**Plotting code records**

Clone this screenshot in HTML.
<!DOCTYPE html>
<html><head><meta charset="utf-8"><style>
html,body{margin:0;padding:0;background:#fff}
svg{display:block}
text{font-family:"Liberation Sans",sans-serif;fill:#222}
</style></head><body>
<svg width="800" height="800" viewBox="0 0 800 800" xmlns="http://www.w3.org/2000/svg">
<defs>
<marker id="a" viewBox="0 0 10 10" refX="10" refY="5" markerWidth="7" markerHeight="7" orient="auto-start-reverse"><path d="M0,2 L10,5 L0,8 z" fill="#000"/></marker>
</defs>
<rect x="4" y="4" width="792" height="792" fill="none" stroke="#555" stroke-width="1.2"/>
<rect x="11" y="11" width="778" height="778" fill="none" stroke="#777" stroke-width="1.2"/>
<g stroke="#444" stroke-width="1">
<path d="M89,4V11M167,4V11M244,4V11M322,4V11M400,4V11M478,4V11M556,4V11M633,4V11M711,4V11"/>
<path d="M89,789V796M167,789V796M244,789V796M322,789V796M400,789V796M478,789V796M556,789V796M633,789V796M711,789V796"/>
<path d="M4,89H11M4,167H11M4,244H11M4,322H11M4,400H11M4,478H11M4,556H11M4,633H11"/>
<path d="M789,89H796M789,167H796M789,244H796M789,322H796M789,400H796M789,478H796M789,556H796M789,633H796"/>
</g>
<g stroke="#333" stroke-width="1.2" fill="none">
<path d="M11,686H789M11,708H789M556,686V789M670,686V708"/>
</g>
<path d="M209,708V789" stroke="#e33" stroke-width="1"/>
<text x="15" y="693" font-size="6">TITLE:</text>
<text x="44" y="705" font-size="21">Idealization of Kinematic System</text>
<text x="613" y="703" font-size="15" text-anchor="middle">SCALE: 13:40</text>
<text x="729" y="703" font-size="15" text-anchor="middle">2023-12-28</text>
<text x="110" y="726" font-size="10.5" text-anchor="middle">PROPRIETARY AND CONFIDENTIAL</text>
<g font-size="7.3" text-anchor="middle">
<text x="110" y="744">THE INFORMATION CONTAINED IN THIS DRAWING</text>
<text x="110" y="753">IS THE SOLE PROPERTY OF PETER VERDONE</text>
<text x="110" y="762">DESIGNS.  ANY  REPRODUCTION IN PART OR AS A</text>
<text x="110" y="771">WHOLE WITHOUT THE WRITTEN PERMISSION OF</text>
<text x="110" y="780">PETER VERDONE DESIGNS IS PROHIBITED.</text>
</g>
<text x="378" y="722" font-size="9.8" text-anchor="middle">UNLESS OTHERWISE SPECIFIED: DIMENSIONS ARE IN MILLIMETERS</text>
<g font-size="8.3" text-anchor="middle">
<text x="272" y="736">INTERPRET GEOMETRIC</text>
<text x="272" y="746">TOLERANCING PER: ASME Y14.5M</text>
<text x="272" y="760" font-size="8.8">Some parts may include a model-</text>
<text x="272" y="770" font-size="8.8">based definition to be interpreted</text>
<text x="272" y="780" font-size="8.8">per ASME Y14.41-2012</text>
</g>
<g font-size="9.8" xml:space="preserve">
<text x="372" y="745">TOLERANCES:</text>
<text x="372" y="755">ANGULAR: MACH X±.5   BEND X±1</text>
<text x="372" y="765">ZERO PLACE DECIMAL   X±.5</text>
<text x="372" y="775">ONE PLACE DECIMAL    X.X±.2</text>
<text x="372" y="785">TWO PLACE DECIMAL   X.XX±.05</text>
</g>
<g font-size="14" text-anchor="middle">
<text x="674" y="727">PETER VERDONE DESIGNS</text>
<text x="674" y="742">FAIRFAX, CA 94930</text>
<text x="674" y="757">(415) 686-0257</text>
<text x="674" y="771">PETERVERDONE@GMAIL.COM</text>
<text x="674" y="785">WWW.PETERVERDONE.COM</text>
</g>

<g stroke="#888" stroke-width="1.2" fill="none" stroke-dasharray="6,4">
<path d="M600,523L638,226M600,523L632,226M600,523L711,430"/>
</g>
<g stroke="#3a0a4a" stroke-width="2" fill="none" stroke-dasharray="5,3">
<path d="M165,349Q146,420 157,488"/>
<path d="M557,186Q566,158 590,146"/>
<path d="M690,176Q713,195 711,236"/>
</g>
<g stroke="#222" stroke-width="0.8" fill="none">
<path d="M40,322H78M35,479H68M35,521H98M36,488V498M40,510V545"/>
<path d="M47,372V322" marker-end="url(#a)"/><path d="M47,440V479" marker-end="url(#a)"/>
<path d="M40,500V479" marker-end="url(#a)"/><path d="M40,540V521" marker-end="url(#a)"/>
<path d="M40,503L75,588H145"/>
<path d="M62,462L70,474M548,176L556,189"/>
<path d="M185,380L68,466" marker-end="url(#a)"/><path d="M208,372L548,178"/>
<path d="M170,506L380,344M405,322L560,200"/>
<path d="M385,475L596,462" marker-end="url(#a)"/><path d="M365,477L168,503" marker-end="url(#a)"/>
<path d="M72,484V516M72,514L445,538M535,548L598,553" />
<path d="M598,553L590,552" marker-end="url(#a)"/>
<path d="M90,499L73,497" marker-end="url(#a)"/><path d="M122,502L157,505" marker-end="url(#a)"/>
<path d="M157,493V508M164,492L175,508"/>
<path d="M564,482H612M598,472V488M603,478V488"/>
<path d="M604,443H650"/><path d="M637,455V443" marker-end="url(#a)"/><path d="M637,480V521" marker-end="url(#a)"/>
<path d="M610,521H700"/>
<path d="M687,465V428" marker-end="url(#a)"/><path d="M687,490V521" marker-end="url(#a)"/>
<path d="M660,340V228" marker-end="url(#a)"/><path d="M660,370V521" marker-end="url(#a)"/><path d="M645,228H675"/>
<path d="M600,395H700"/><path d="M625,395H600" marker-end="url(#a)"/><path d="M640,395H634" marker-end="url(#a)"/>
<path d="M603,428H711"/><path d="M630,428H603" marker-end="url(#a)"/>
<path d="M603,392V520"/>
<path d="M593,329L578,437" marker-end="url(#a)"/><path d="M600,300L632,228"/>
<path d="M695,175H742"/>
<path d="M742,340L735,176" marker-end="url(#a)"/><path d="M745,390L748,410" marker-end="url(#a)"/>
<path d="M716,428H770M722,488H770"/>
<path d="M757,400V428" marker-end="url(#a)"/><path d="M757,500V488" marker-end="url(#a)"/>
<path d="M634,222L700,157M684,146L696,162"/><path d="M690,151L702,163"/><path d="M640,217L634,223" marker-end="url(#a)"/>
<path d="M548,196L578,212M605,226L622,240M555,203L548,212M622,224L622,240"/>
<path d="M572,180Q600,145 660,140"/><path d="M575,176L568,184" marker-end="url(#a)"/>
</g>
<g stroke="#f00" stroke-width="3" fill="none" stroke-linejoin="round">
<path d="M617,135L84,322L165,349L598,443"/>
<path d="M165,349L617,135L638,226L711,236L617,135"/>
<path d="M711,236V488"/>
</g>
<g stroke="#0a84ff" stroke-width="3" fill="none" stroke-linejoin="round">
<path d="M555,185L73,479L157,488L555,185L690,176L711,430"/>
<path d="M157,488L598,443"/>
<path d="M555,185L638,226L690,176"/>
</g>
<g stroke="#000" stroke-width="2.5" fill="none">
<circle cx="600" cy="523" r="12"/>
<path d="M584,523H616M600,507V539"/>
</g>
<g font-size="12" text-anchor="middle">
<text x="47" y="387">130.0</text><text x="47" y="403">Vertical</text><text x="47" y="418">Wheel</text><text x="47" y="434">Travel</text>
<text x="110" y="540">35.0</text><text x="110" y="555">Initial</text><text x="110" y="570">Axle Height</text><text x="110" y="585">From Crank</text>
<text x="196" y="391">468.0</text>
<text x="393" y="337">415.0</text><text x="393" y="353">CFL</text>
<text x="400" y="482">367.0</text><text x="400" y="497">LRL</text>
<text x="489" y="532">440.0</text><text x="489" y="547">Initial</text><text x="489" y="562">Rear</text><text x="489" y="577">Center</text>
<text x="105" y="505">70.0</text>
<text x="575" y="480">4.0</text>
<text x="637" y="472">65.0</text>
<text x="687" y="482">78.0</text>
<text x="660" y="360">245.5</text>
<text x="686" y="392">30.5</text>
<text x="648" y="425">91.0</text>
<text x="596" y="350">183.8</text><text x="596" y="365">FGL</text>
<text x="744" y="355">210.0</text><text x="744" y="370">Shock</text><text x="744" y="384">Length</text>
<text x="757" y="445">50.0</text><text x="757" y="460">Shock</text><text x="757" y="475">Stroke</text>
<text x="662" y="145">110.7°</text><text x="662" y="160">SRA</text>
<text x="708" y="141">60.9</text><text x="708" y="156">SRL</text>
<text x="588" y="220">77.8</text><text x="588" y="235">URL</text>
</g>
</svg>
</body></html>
...
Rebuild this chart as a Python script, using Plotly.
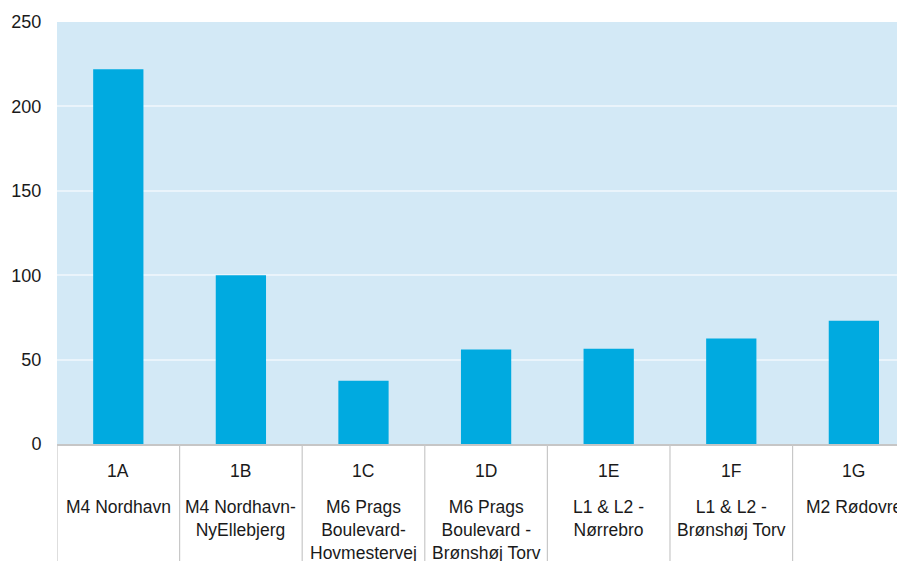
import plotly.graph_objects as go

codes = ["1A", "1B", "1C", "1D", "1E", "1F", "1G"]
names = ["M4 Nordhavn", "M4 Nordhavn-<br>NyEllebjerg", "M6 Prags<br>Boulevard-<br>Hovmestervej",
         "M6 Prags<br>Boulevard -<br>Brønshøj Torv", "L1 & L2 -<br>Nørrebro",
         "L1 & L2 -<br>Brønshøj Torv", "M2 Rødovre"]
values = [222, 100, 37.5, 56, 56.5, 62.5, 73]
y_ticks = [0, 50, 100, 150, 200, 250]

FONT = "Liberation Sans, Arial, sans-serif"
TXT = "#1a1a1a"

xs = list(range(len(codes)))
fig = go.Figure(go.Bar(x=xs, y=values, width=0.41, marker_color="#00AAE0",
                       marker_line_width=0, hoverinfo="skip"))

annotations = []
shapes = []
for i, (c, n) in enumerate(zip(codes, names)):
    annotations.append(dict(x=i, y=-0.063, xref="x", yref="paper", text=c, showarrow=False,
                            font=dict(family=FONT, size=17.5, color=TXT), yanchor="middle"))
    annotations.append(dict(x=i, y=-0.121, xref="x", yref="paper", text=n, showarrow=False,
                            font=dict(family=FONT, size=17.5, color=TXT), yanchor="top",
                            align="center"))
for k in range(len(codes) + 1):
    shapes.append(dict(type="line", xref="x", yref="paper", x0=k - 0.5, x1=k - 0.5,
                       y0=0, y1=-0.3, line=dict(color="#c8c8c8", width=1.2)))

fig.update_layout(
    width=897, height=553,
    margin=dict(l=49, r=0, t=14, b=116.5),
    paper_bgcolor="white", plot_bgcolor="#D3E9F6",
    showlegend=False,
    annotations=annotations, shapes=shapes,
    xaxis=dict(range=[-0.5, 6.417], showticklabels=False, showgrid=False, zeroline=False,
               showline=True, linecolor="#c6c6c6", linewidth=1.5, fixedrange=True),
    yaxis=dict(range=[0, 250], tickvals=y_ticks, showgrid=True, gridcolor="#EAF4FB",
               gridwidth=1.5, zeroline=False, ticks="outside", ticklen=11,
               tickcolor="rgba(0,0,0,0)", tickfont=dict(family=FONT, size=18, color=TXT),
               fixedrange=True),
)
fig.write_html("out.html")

**WHAT THIS TASK INVOLVES**
From the material above, reproduce only what runs from the line holding "Rebuild this chart" down to the line holding "import plotly.graph_objects as go", both included, pictures excluded.

**RESPONSE**
Rebuild this chart as a Python script, using Plotly.
import plotly.graph_objects as go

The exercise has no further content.